2012 Fiscal Year Research-status Report
実用化を目指した血液脳関門透過型高分子医薬デリバリーシステムの開発
Project/Area Number |
23500547
|
Research Institution | National Institute of Advanced Industrial Science and Technology |
Principal Investigator |
近藤 哲朗 独立行政法人産業技術総合研究所, バイオメディカル研究部門, 主任研究員 (30344229)
|
Keywords | 薬物送達システム / 血液脳関門 / 指向性進化工学 / 医薬分子設計 / 薬物輸送担体 / ドラッグデリバリー / バクテリアディスプレイ / ファージディスプレイ |
Research Abstract |
近年、抗体医薬や核酸などの高分子医薬が癌・癌関連疾患や自己免疫疾患をはじめとする種々の疾患の標的分子に対して創出され、リポソームや高分子ミセルといったDDSキャリア―・デバイスの発展と共に、これらの高分子特性を利用した薬物送達技術が急速に進歩してきている。しかしこれらは中枢神経系以外の組織を標的としたものが多い。 本研究計画では、高分子医薬を脳へ非浸襲的に送達する新しいドラッグデリバリーシステムを開発することを目的とする。血液脳関門に発現している膜蛋白・受容体を介して脳へ送達することが可能な中枢標的型の蛋白医薬を、種々の指向性進化工学的手法を駆使して創出することを目指す。 平成24年度は、血液脳関門上の受容体に特異的に結合するポリペプチドのアミノ酸配列のスクリーニングを、バクテリアディスプレイ法を応用して大腸菌内膜上に発現させた受容体とペリプラズム内に発現させたランダムペプチドライブラリーとの結合を指標に進める一方、in vitro血液脳関門モデルを透過するポリペプチドアミノ酸配列の探索をT7を用いたファージディスプレイ法を応用して行った。

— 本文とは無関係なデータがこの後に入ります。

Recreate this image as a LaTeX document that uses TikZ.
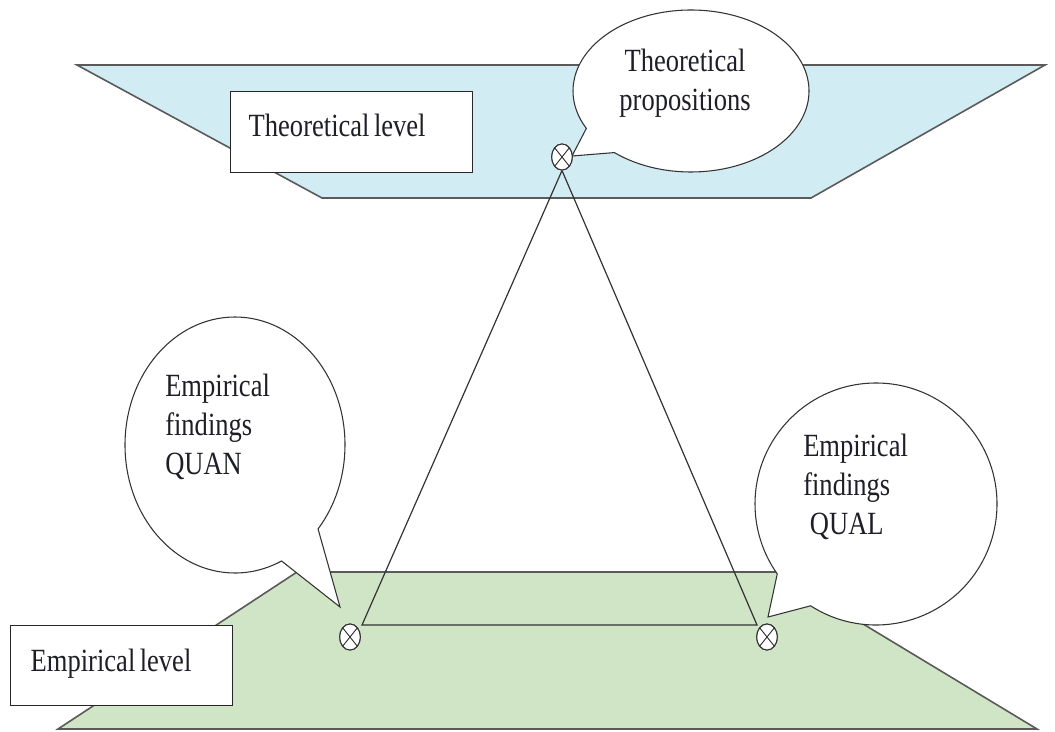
\documentclass[tikz,border=0pt]{standalone}
\usepackage{fontspec}
\usepackage{graphicx}
\setmainfont{Liberation Serif}
\usetikzlibrary{shapes.callouts,shapes.geometric}
\definecolor{theoblue}{HTML}{D2ECF3}
\definecolor{empgreen}{HTML}{CFE5C5}
\definecolor{edgegray}{HTML}{5A5A5A}
\definecolor{inktext}{HTML}{1E1E28}
% tall, slightly condensed text as in the original figure
\newcommand\tallline[1]{\scalebox{1}[1.22]{\fontsize{19.9}{24}\selectfont #1}}
\newcommand\tallbox[2][l]{\scalebox{1}[1.22]{\fontsize{19.9}{24}\selectfont\begin{tabular}{@{}#1@{}}#2\end{tabular}}}
\begin{document}
\begin{tikzpicture}[x=0.75pt,y=-0.75pt,
  level/.style={draw=edgegray, line width=1.2pt, line join=miter},
  labelbox/.style={rectangle, draw=black!85, line width=1.1pt, fill=white,
    anchor=north west, inner ysep=0pt, align=left, text=inktext},
  bubble/.style={ellipse callout, draw=black!80, line width=0.8pt, fill=white, inner sep=0pt},
  xmark/.style={ellipse, draw=black!80, line width=0.8pt, fill=white,
    minimum width=15.5pt, minimum height=19.5pt, inner sep=0pt,
    path picture={\draw[line width=0.7pt]
      ([shift={(5.5pt,6.9pt)}]path picture bounding box.center) -- ([shift={(-5.5pt,-6.9pt)}]path picture bounding box.center)
      ([shift={(-5.5pt,6.9pt)}]path picture bounding box.center) -- ([shift={(5.5pt,-6.9pt)}]path picture bounding box.center);}},
  txt/.style={inner sep=0pt, text=inktext}]

\useasboundingbox (0,0) rectangle (1055,731);

% the two levels
\draw[level, fill=theoblue] (77,65) -- (1045,65) -- (811,198) -- (322,198) -- cycle;
\draw[level, fill=empgreen] (297,572) -- (777,572) -- (1037,729) -- (58,729) -- cycle;

% level labels
\node[labelbox, minimum width=181.5pt, text width=154.5pt, inner xsep=13.5pt,
      text height=33.75pt, text depth=27pt] (theolevel) at (230,91) {\tallline{Theoretical level}};
\node[labelbox, minimum width=166.5pt, text width=136.5pt, inner xsep=15pt,
      text height=34.5pt, text depth=25.5pt] (emplevel) at (10,625) {\tallline{Empirical level}};

% markers and the triangle joining them
\node[xmark] (mt) at (562,157) {};
\node[xmark] (ml) at (350,637) {};
\node[xmark] (mr) at (767,637) {};
\coordinate (tl) at (362,625);
\coordinate (tr) at (757,625);
\draw[line width=0.9pt, black!80] (mt.south) -- (tl) -- (tr) -- (mt.south);

% speech bubbles
\node[bubble, minimum width=177pt, minimum height=121.5pt,
      callout absolute pointer={(572,156)}, callout pointer arc=22] (cprop) at (691,91) {};
\node[bubble, minimum width=165pt, minimum height=192pt,
      callout absolute pointer={(340,607)}, callout pointer arc=24] (cquan) at (235,445) {};
\node[bubble, minimum width=181.5pt, minimum height=181.5pt,
      callout absolute pointer={(768,617)}, callout pointer arc=22] (cqual) at (876,504) {};

% markers on top of the bubble tails
\node[xmark] at (mt) {};
\node[xmark] at (ml) {};
\node[xmark] at (mr) {};

% bubble texts
\node[txt] (tprop) at (685,83) {\tallbox[c]{Theoretical\\propositions}};
\node[txt, anchor=west] (tquan) at (165,428) {\tallbox{Empirical\\findings\\QUAN}};
\node[txt, anchor=west] (tqual) at (803,488) {\tallbox{Empirical\\findings\\\hspace{5pt}QUAL}};
\end{tikzpicture}
\end{document}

多孔質膜を挟んでマウス脳毛細血管内皮細胞とアストロサイトの共培養を行い、高い経上皮電気抵抗値(Trans epithelial electric resistance: TEER)を示す in vitro 血液脳関門(BBB)モデルを作成した。高次構造に一定の束縛条件を付与したランダムペプチドファージライブラリーを作成して、これを上記 in vitro BBBモデルに添加して内皮細胞とアストロサイトを透過してくるファージを採取、増幅し、このサイクルを繰り返すことにより、in vitro BBBモデル透過能を示すアミノ酸配列モチーフの創出を実施した。
|
Current Status of Research Progress |
Current Status of Research Progress
2: Research has progressed on the whole more than it was originally planned.
Reason
血液脳関門(Blood-brain barrier: BBB)透過能を持つ中枢標的型蛋白医薬を作成するために、 血液脳関門上の受容体に特異的に結合するポリペプチドアミノ酸配列のスクリーニングを、バクテリアディスプレイ法を応用して進めるとともに、in vitro 血液脳関門 (BBB)モデルを作成してこれを透過するアミノ酸配列モチーフの探索をT7を用いたファージディスプレイ法を応用して行った。多孔質膜を挟んでマウス脳毛細血管内皮細胞とアストロサイトの共培養を実施して高い経上皮電気抵抗値を示す in vitro BBB モデルを作成した。一方で、高次構造に一定の束縛条件を付与したランダムペプチドファージライブラリ-を作成し、これを上記BBBモデルに添加して内皮細胞とアストロサイトを透過してくるファージを集めて増幅、このサイクルを繰り返すことにより、BBBモデル透過能を示すペプチドのアミノ酸配列モチーフの探索を行い、現在は目的とするモチーフのさらなる収束化を進めている。
|
Strategy for Future Research Activity |
抗体医薬および蛋白医薬はその劇的治療効果から世界の医薬市場で大きな位置を占めているが、ほとんどは末梢組織の癌や関節リウマチ等が標的であり、脳を標的とした蛋白医薬は世界的にも開発が遅れている。本研究では、静脈注射など患者にとってストレスの少ない方法で蛋白医薬を脳に非浸襲的に送達する新しい技術の開発を目指す。種々の指向性進化工学的手法を駆使してBBB透過機能を示すアミノ酸配列モチーフを創出し、これを種々の神経疾患に対する阻害抗体や組換え機能蛋白に組み込むことによりBBBを透過する革新的な中枢標的型蛋白医薬を作成すること、さらにそれらのin vivo での効果を検証することを目標にする。
|
Expenditure Plans for the Next FY Research Funding |
In vitro血液脳関門モデル透過能を示すアミノ酸配列の収束化をさらに進め、BBB透過モチーフをニューロトロフィン等の機能蛋白に組み込んだ融合蛋白を作成する。作成した蛋白質のin vitro血液脳関門モデル透過を確認後、マウス尾静脈に注射してこの蛋白質が実際にマウスの血液脳関門を透過して脳実質に送達されているかを組織学的に検証する。さらにこのBBB透過型蛋白医薬が脳内で生理活性を示すかどうかを検証する。